The United States is almost always the most dysfunctional of the developed democracies, sometimes spectacularly so, and almost always scores poorly. The view of the U.S. as a “shining city on the hill” to the rest of the world is falsified when it comes to basic measures of societal health....

There is evidence that within the U.S. strong disparities in religious belief versus acceptance of evolution are correlated with similarly varying rates of societal dysfunction, the strongly theistic, anti-evolution south and mid-west having markedly worse homicide, mortality, STD, youth pregnancy, marital and related problems
Clearly, religious belief, or rather, public, faux-religious bleating is not the certain road to healthy society the Christian right would have us think. This has been, if not obvious, then at least vaguely sensed by almost everyone except the Christian right. Indeed, the chronicle of pedophilic priests, serial-killing church goers, murderous anti-abortion Jesus freaks, moralistic child pornographer Boy Scout leaders, child-molesting Christian Coalition leaders, and closeted homosexual, gay-bashing Republicans seems nearly endless. Paul's study seriously quantifies what has been suspected and anecdotally reported for sometime. If public White House pronoucements of Miers' piety do anything, it is to serve as a warning.

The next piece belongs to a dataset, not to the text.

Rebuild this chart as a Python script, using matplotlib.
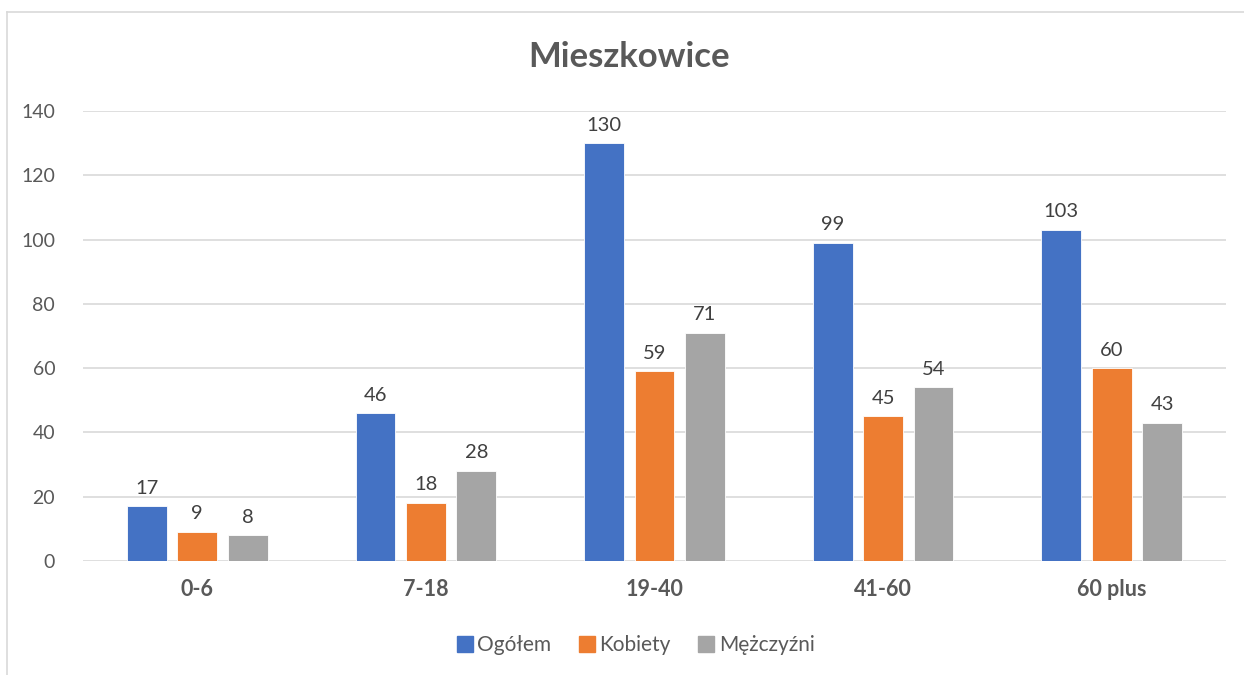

Obviously, religion is no balm for dysfunctional society. And Paul's study strongly correlates public religiosity and societal dysfunction. Historically, publicly-endorsed religion has often been the worst kind of canker. We do not need religion informing the actions of our government. A distrust in governments themselves and religions in general is a cornerstone of the US Constitution. And the day we fail to recognise that, this democratic experiment will be over. Discussion surrounding the nomination of Harriet Miers needs to return to a sane realm wherein her actual judicial qualifications are what is important, not her religious beliefs.